Make no mistake – the Hearts players still believe they are a top three side. Having Aberdeen above them will be an insult to their pride.
Expect a cracker. A draw, but a cracker.
Today’s other game of note is Falkirk against Hibs. Both teams suffered defeats last week but in very different ways.
Falkirk stuffed Aberdeen in the second half of the game at Pittodrie and should have had at least a draw. The best that can be said of Hibs’ trip to Ibrox is that at least they didn’t lose the second half.
So the two Johns will be looking for different reactions this afternoon. Hughes will ask for more of the same. Collins will ask Hibs to show that last week was an aberration
What we can be sure of is that both managers will ask their players to pass the ball and entertain. If Aberdeen and Hearts promises explosions, Falkirk and Hibs looks like being a treat for the purists.
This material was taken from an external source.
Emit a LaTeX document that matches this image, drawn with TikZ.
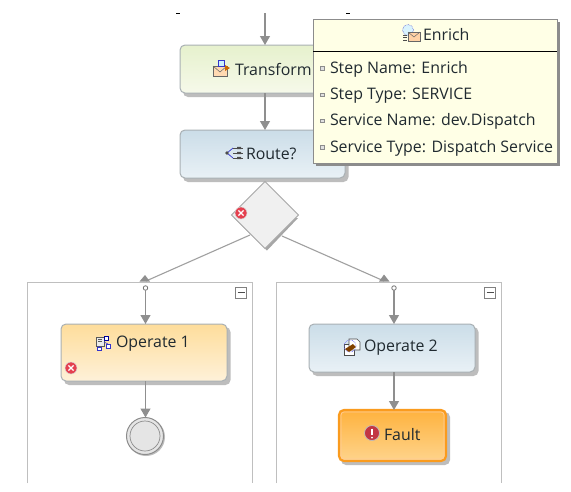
\documentclass[tikz,border=0pt]{standalone}
\usepackage{fontspec}
\setmainfont{Open Sans}
\usetikzlibrary{arrows.meta,shapes.geometric,calc}
\definecolor{linegray}{HTML}{8F8F8F}
\definecolor{shadowgray}{HTML}{BDBDBD}
\definecolor{boxedge}{HTML}{A9B0B4}
\definecolor{tipfill}{HTML}{FFFFE6}
\definecolor{txt}{HTML}{202A30}
\definecolor{errred}{HTML}{E5404F}
\definecolor{bluetop}{RGB}{203,221,232}
\definecolor{bluebot}{RGB}{233,241,246}
\definecolor{greentop}{RGB}{230,241,205}
\definecolor{greenbot}{RGB}{246,249,234}
\definecolor{ambertop}{RGB}{254,221,155}
\definecolor{amberbot}{RGB}{254,241,217}
\definecolor{faulttop}{RGB}{254,178,62}
\definecolor{faultbot}{RGB}{254,212,140}
\definecolor{faultedge}{RGB}{250,155,30}
\tikzset{
  x=1pt,y=-1pt,
  every node/.style={inner sep=0pt,outer sep=0pt},
  flowbox/.style={rectangle,rounded corners=5pt,draw=boxedge,line width=1pt,anchor=north west},
  shadowbox/.style={fill=shadowgray,rounded corners=5pt},
  lbl/.style={font=\fontsize{15.9}{18}\selectfont,text=txt,anchor=west},
  flow/.style={draw=linegray,line width=1.1pt,-{Triangle[width=10pt,length=9pt,color=linegray]}},
  branch/.style={draw=linegray!85,line width=1.1pt},
  headfill/.style={fill=linegray},
  frameline/.style={draw=black!25,line width=0.9pt},
  collapse/.style={draw=black!50,fill=white,line width=0.8pt,minimum size=11pt},
  port/.style={circle,draw=black!55,fill=white,line width=0.8pt,minimum size=4.5pt},
  bulletmark/.style={rectangle,draw=black!45,fill=black!12,line width=0.5pt,minimum size=3.5pt},
  errdot/.style={circle,fill=errred,draw=black!15,line width=0.5pt,minimum size=12pt},
}
\newcommand{\errx}[1]{\draw[white,line width=1.3pt] ($(#1)+(-2.6,-2.6)$) -- ($(#1)+(2.6,2.6)$) ($(#1)+(-2.6,2.6)$) -- ($(#1)+(2.6,-2.6)$);}
\newcommand{\mailicon}[2]{%
  \begin{scope}[shift={(#1,#2)}]
    \draw[draw=black!60,fill=orange!30,line width=.5pt] (-9,-2) rectangle (5,8);
    \draw[draw=black!60,line width=.5pt] (-9,-2) -- (-2,4) -- (5,-2);
    \draw[draw=blue!60!gray,fill=cyan!20,line width=.5pt] (-4,-8) rectangle (2,-2);
    \fill[orange!80!black] (3,-3) -- (8,0) -- (3,3) -- cycle;
  \end{scope}}
\newcommand{\gridicon}[2]{%
  \begin{scope}[shift={(#1,#2)},line width=.7pt]
    \draw[blue!60!gray] (-9,0) -- (-3,-5) (-9,0) -- (-3,5);
    \fill[black!70] (-9,0) circle (1.8);
    \draw[black!70] (-3,-5) -- (7,-5) (-3,0) -- (7,0) (-3,5) -- (7,5);
    \fill[black!70] (1,-6.2) rectangle (5,-3.8) (1,-1.2) rectangle (5,1.2) (1,3.8) rectangle (5,6.2);
  \end{scope}}
\newcommand{\opicon}[2]{%
  \begin{scope}[shift={(#1,#2)},line width=.6pt]
    \draw[black!65,fill=black!8] (-7,-6) rectangle (1,3);
    \draw[black!65] (-5,-4) -- (-1,-4) (-5,-2) -- (-1,-2);
    \draw[blue!60!black,fill=white] (1,-7) rectangle (5,-3);
    \draw[blue!60!gray,fill=white] (3,1) rectangle (7,5);
    \draw[blue!60!gray,fill=white] (-6,4) rectangle (-2,7);
    \draw[blue!60!gray] (1,-1) -- (5,1) (-4,3) -- (-4,4);
  \end{scope}}
\newcommand{\docicon}[2]{%
  \begin{scope}[shift={(#1,#2)},line width=.6pt]
    \draw[black!70,fill=white] (-8,-3) rectangle (2,8);
    \draw[black!70,fill=white] (-3,-8) -- (5,-8) -- (8,-5) -- (8,3) -- (-3,3) -- cycle;
    \draw[blue!60,densely dotted] (-2,-1) circle (6);
    \fill[orange!50!black] (-7,2) -- (1,-3) -- (4,0) -- (-3,5) -- cycle;
  \end{scope}}
\newcommand{\enrichicon}[2]{%
  \begin{scope}[shift={(#1,#2)},line width=.5pt]
    \draw[blue!60!gray,fill=cyan!15,densely dotted] (-3,-3) circle (5.5);
    \draw[black!60,fill=orange!35] (-3,-1) rectangle (9,8);
    \draw[black!60] (-3,-1) -- (3,4) -- (9,-1);
    \draw[black!70] (-8,2) -- (-4,2) (-8,4.5) -- (-4,4.5) (-8,7) -- (-4,7);
  \end{scope}}
\begin{document}
\begin{tikzpicture}
\useasboundingbox (0,0) rectangle (571,491);
\fill[white] (0,0) rectangle (571,491);

% stray marks at top
\draw[black,line width=.9pt] (176,13) -- (180,13) (346,13) -- (350,13);

% containers
\draw[frameline] (27,483) -- (27,282) -- (252,282) -- (252,483);
\draw[frameline] (276,483) -- (276,282) -- (501,282) -- (501,483);
\node[collapse] (cl) at (241,292.5) {};
\draw[black!70,line width=1pt] (237.5,292.5) -- (244.5,292.5);
\node[collapse] (cr) at (490,292.5) {};
\draw[black!70,line width=1pt] (486.5,292.5) -- (493.5,292.5);
\node[port] (pl) at (145.5,288) {};
\node[port] (pr) at (394,288) {};

% shadows
\fill[shadowbox] (183,48) rectangle (348.5,97);
\fill[shadowbox] (183,133) rectangle (348.5,182);
\fill[shadowbox] (64,327) rectangle (230.5,385);
\fill[shadowbox] (312,327) rectangle (478.5,376);
\fill[shadowbox] (341,412) rectangle (450,465);
\fill[black!35] (298,218) -- (267,250.5) -- (234,218) -- cycle;
\fill[shadowgray] (146,437) circle (19);

% boxes
\node[flowbox,top color=greentop,bottom color=greenbot,minimum width=165pt,minimum height=48pt] (transform) at (180,45) {};
\node[flowbox,top color=bluetop,bottom color=bluebot,minimum width=165pt,minimum height=48pt] (route) at (180,130) {};
\node[diamond,draw=black!35,fill=black!6,line width=.9pt,minimum width=67pt,minimum height=67pt] (gate) at (265,215) {};
\node[flowbox,top color=ambertop,bottom color=amberbot,minimum width=166pt,minimum height=57pt] (op1) at (61,324) {};
\node[flowbox,top color=bluetop,bottom color=bluebot,minimum width=166pt,minimum height=48pt] (op2) at (309,324) {};
\node[flowbox,draw=faultedge,line width=2.2pt,top color=faulttop,bottom color=faultbot,minimum width=107pt,minimum height=51pt] (fault) at (339,410) {};
\draw[draw=white!60!orange,line width=.7pt,rounded corners=3pt] (341,412) rectangle (444,459);
\node[circle,draw=black!45,fill=black!10,line width=1pt,minimum size=37pt] (endev) at (145,436) {};
\draw[black!45,line width=.7pt] (endev.center) circle (15);

% connectors
\coordinate (start) at (265,13);
\coordinate (gl) at (250,235);
\coordinate (gr) at (282,236);
\coordinate (tl) at (146,281);
\coordinate (tr) at (384,281);
\draw[flow] (start) -- (start |- transform.north);
\draw[flow] (start |- transform.south) -- (start |- route.north);
\draw[branch] (gl) -- (tl);
\draw[branch] (gr) -- (tr);
\fill[headfill] ($(tl)+(-6.5,0.5)$) -- ($(tl)+(-1,-6)$) -- ($(tl)+(4,0.5)$) -- cycle;
\fill[headfill] ($(tr)+(-5,0.5)$) -- ($(tr)+(0,-6.5)$) -- ($(tr)+(5.5,0.5)$) -- cycle;
\draw[flow] (pl) -- (pl |- op1.north);
\draw[flow] (pl |- op1.south) -- (pl |- endev.north);
\draw[flow] (pr) -- (pr |- op2.north);
\draw[flow] (pr |- op2.south) -- (pr |- fault.north);

% error badges
\node[errdot] (gateerr) at (241,213) {};
\errx{gateerr}
\node[errdot] (operr) at (71,368) {};
\errx{operr}

% labels and icons
\mailicon{222}{68}
\node[lbl] (tlabel) at (235,69) {Transform};
\gridicon{236}{153}
\node[lbl] (rlabel) at (246,154) {Route?};
\opicon{103}{343}
\node[lbl] (o1label) at (116,344) {Operate 1};
\docicon{352}{347}
\node[lbl] (o2label) at (364,348) {Operate 2};
\node[circle,fill=errred!85!black,draw=black!25,line width=.7pt,minimum size=15pt] (faulticon) at (372,433) {};
\draw[white,line width=1.7pt] (372,428.5) -- (372,434.5);
\fill[white] (372,437.5) circle (1);
\node[lbl] (flabel) at (384,435) {Fault};

% tooltip
\fill[black!45] (316,22) rectangle (559.5,165.5);
\node[rectangle,fill=tipfill,draw=black!45,line width=.8pt,anchor=north west,minimum width=244pt,minimum height=144pt] (tip) at (313,19) {};
\draw[black,line width=.9pt] (tip.west |- 0,51) -- (tip.east |- 0,51);
\enrichicon{411}{33}
\node[lbl] (tiptitle) at (423,35) {Enrich};
\node[bulletmark] (b1) at (322,68) {};
\node[lbl] (row1) at (330,69) {Step Name: Enrich};
\node[bulletmark] (b2) at (322,94.5) {};
\node[lbl] (row2) at (330,95.5) {Step Type: SERVICE};
\node[bulletmark] (b3) at (322,120.5) {};
\node[lbl] (row3) at (330,121.5) {Service Name: dev.Dispatch};
\node[bulletmark] (b4) at (322,147) {};
\node[lbl] (row4) at (330,148) {Service Type: Dispatch Service};
\end{tikzpicture}
\end{document}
And, if you want a prediction, I’ll go for Falkirk to pull off a shock and get a result.
If, in our world of sporting cliché, there can ever be a meaningless Old Firm match surely this Sunday’s encounter is a contender.
Whatever the result, Sunday is unlikely to tell us anything we don’t already know.
Celtic will still be unreachable at the top of the league: a Rangers win won’t change that. A victory for Paul Le Guen’s men will merely be further evidence of Celtic’s shortcomings. Gordon Strachan does not need to be beaten at Ibrox to know that his team is far from being the finished article.
If Celtic win it will simply be further proof that Rangers are a work in progress. Evidence, depending on your personal taste, of Le Guen’s inability to manage a decent team or of the continuing toils of a good manager trying to settle in
Celtic go into the game as favourites. Rangers have won two games in the past week but the Ibrox side seem only to turn corners in the hope of finding another dead end to run up.
The chances of the game being a spectacle – of football, of passion, of anything – are slim. This is a battle, despite their European progress, of two very average teams. So far this season Celtic have been slightly less average than Rangers. Don’t expect that to change on Sunday.